To do>
Return the listing below verbatim. Pictures do not belong in the copy.

Material provided>
═══
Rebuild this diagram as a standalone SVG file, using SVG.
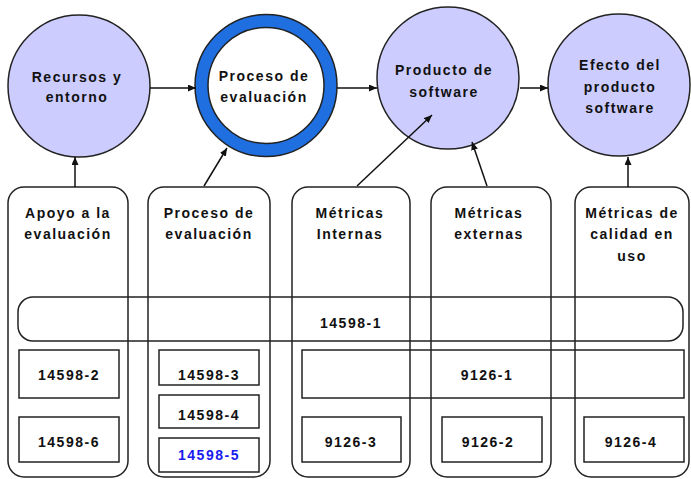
<svg xmlns="http://www.w3.org/2000/svg" width="691" height="479" viewBox="0 0 691 479">
<defs>
<marker id="ah" markerWidth="9" markerHeight="8" refX="8" refY="3.5" orient="auto" markerUnits="userSpaceOnUse">
<path d="M0,0 L8,3.5 L0,7 z" fill="#111"/>
</marker>
<style>
.t{font-family:"Liberation Sans",Arial,sans-serif;font-weight:bold;font-size:14px;letter-spacing:1.5px;text-anchor:middle;fill:#111}
.b{fill:none;stroke:#222;stroke-width:1.5}
.bw{fill:#fff;stroke:#222;stroke-width:1.5}
.c{fill:#ccccff;stroke:#222;stroke-width:1.5}
.ln{stroke:#111;stroke-width:1.5;fill:none;marker-end:url(#ah)}
</style>
</defs>
<rect width="691" height="479" fill="#fff"/>

<g id="col1"><rect class="b" x="8" y="187" width="120" height="290" rx="16"/>
<text class="t" x="68" y="218">Apoyo a la</text><text class="t" x="68" y="239">evaluación</text></g>
<g id="col2"><rect class="b" x="148" y="187" width="122" height="290" rx="16"/>
<text class="t" x="209" y="218">Proceso de</text><text class="t" x="209" y="239">evaluación</text></g>
<g id="col3"><rect class="b" x="292" y="187" width="118" height="290" rx="16"/>
<text class="t" x="350" y="218">Métricas</text><text class="t" x="350" y="239">Internas</text></g>
<g id="col4"><rect class="b" x="431" y="187" width="120" height="290" rx="16"/>
<text class="t" x="489" y="218">Métricas</text><text class="t" x="489" y="239">externas</text></g>
<g id="col5"><rect class="b" x="575" y="187" width="114" height="290" rx="16"/>
<text class="t" x="632" y="218">Métricas de</text><text class="t" x="632" y="239">calidad en</text><text class="t" x="632" y="261">uso</text></g>

<g id="b14598-1"><rect class="b" x="18" y="297" width="665" height="44" rx="15"/>
<text class="t" x="351" y="328">14598-1</text></g>
<g id="b9126-1"><rect class="b" x="302" y="350" width="382" height="48"/>
<text class="t" x="487" y="380">9126-1</text></g>
<g id="b14598-2"><rect class="bw" x="19" y="350" width="100" height="48"/>
<text class="t" x="69" y="380">14598-2</text></g>
<g id="b14598-6"><rect class="bw" x="19" y="417" width="100" height="45"/>
<text class="t" x="69" y="447">14598-6</text></g>
<g id="b14598-3"><rect class="bw" x="159" y="350" width="100" height="35"/>
<text class="t" x="209" y="380">14598-3</text></g>
<g id="b14598-4"><rect class="bw" x="159" y="395" width="100" height="33"/>
<text class="t" x="209" y="420">14598-4</text></g>
<g id="b14598-5"><rect class="bw" x="159" y="438" width="100" height="34"/>
<text class="t" x="209" y="460" style="fill:#1a1aee">14598-5</text></g>
<g id="b9126-3"><rect class="bw" x="302" y="417" width="99" height="45"/>
<text class="t" x="351" y="447">9126-3</text></g>
<g id="b9126-2"><rect class="bw" x="442" y="417" width="100" height="45"/>
<text class="t" x="488" y="447">9126-2</text></g>
<g id="b9126-4"><rect class="bw" x="584" y="417" width="100" height="45"/>
<text class="t" x="631" y="447">9126-4</text></g>

<g id="c1"><circle class="c" cx="79" cy="86" r="71"/>
<text class="t" x="77" y="82">Recursos y</text><text class="t" x="77" y="102">entorno</text></g>
<g id="c2"><circle cx="266" cy="85.5" r="64.5" fill="#fff" stroke="#1f6fe0" stroke-width="13"/>
<circle cx="266" cy="85.5" r="71" fill="none" stroke="#222" stroke-width="1.5"/>
<circle cx="266" cy="85.5" r="58" fill="none" stroke="#222" stroke-width="1.5"/>
<text class="t" x="264" y="81">Proceso de</text><text class="t" x="264" y="102">evaluación</text></g>
<g id="c3"><circle class="c" cx="448" cy="78" r="71"/>
<text class="t" x="444" y="75">Producto de</text><text class="t" x="444" y="97">software</text></g>
<g id="c4"><circle class="c" cx="619" cy="85" r="71"/>
<text class="t" x="620" y="70">Efecto del</text><text class="t" x="620" y="92">producto</text><text class="t" x="620" y="113">software</text></g>

<g id="connectors">
<line class="ln" x1="150" y1="88" x2="196" y2="88"/>
<line class="ln" x1="337" y1="88" x2="377" y2="88"/>
<line class="ln" x1="520" y1="88" x2="548" y2="88"/>
<line class="ln" x1="75" y1="187" x2="75" y2="157"/>
<line class="ln" x1="204" y1="186" x2="227" y2="148"/>
<line class="ln" x1="357" y1="186" x2="432" y2="115"/>
<line class="ln" x1="487" y1="186" x2="472" y2="142"/>
<line class="ln" x1="628" y1="187" x2="628" y2="157"/>
</g>
</svg>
═══
Exercise result>
Rebuild this diagram as a standalone SVG file, using SVG.
<svg xmlns="http://www.w3.org/2000/svg" width="691" height="479" viewBox="0 0 691 479">
<defs>
<marker id="ah" markerWidth="9" markerHeight="8" refX="8" refY="3.5" orient="auto" markerUnits="userSpaceOnUse">
<path d="M0,0 L8,3.5 L0,7 z" fill="#111"/>
</marker>
<style>
.t{font-family:"Liberation Sans",Arial,sans-serif;font-weight:bold;font-size:14px;letter-spacing:1.5px;text-anchor:middle;fill:#111}
.b{fill:none;stroke:#222;stroke-width:1.5}
.bw{fill:#fff;stroke:#222;stroke-width:1.5}
.c{fill:#ccccff;stroke:#222;stroke-width:1.5}
.ln{stroke:#111;stroke-width:1.5;fill:none;marker-end:url(#ah)}
</style>
</defs>
<rect width="691" height="479" fill="#fff"/>

<g id="col1"><rect class="b" x="8" y="187" width="120" height="290" rx="16"/>
<text class="t" x="68" y="218">Apoyo a la</text><text class="t" x="68" y="239">evaluación</text></g>
<g id="col2"><rect class="b" x="148" y="187" width="122" height="290" rx="16"/>
<text class="t" x="209" y="218">Proceso de</text><text class="t" x="209" y="239">evaluación</text></g>
<g id="col3"><rect class="b" x="292" y="187" width="118" height="290" rx="16"/>
<text class="t" x="350" y="218">Métricas</text><text class="t" x="350" y="239">Internas</text></g>
<g id="col4"><rect class="b" x="431" y="187" width="120" height="290" rx="16"/>
<text class="t" x="489" y="218">Métricas</text><text class="t" x="489" y="239">externas</text></g>
<g id="col5"><rect class="b" x="575" y="187" width="114" height="290" rx="16"/>
<text class="t" x="632" y="218">Métricas de</text><text class="t" x="632" y="239">calidad en</text><text class="t" x="632" y="261">uso</text></g>

<g id="b14598-1"><rect class="b" x="18" y="297" width="665" height="44" rx="15"/>
<text class="t" x="351" y="328">14598-1</text></g>
<g id="b9126-1"><rect class="b" x="302" y="350" width="382" height="48"/>
<text class="t" x="487" y="380">9126-1</text></g>
<g id="b14598-2"><rect class="bw" x="19" y="350" width="100" height="48"/>
<text class="t" x="69" y="380">14598-2</text></g>
<g id="b14598-6"><rect class="bw" x="19" y="417" width="100" height="45"/>
<text class="t" x="69" y="447">14598-6</text></g>
<g id="b14598-3"><rect class="bw" x="159" y="350" width="100" height="35"/>
<text class="t" x="209" y="380">14598-3</text></g>
<g id="b14598-4"><rect class="bw" x="159" y="395" width="100" height="33"/>
<text class="t" x="209" y="420">14598-4</text></g>
<g id="b14598-5"><rect class="bw" x="159" y="438" width="100" height="34"/>
<text class="t" x="209" y="460" style="fill:#1a1aee">14598-5</text></g>
<g id="b9126-3"><rect class="bw" x="302" y="417" width="99" height="45"/>
<text class="t" x="351" y="447">9126-3</text></g>
<g id="b9126-2"><rect class="bw" x="442" y="417" width="100" height="45"/>
<text class="t" x="488" y="447">9126-2</text></g>
<g id="b9126-4"><rect class="bw" x="584" y="417" width="100" height="45"/>
<text class="t" x="631" y="447">9126-4</text></g>

<g id="c1"><circle class="c" cx="79" cy="86" r="71"/>
<text class="t" x="77" y="82">Recursos y</text><text class="t" x="77" y="102">entorno</text></g>
<g id="c2"><circle cx="266" cy="85.5" r="64.5" fill="#fff" stroke="#1f6fe0" stroke-width="13"/>
<circle cx="266" cy="85.5" r="71" fill="none" stroke="#222" stroke-width="1.5"/>
<circle cx="266" cy="85.5" r="58" fill="none" stroke="#222" stroke-width="1.5"/>
<text class="t" x="264" y="81">Proceso de</text><text class="t" x="264" y="102">evaluación</text></g>
<g id="c3"><circle class="c" cx="448" cy="78" r="71"/>
<text class="t" x="444" y="75">Producto de</text><text class="t" x="444" y="97">software</text></g>
<g id="c4"><circle class="c" cx="619" cy="85" r="71"/>
<text class="t" x="620" y="70">Efecto del</text><text class="t" x="620" y="92">producto</text><text class="t" x="620" y="113">software</text></g>

<g id="connectors">
<line class="ln" x1="150" y1="88" x2="196" y2="88"/>
<line class="ln" x1="337" y1="88" x2="377" y2="88"/>
<line class="ln" x1="520" y1="88" x2="548" y2="88"/>
<line class="ln" x1="75" y1="187" x2="75" y2="157"/>
<line class="ln" x1="204" y1="186" x2="227" y2="148"/>
<line class="ln" x1="357" y1="186" x2="432" y2="115"/>
<line class="ln" x1="487" y1="186" x2="472" y2="142"/>
<line class="ln" x1="628" y1="187" x2="628" y2="157"/>
</g>
</svg>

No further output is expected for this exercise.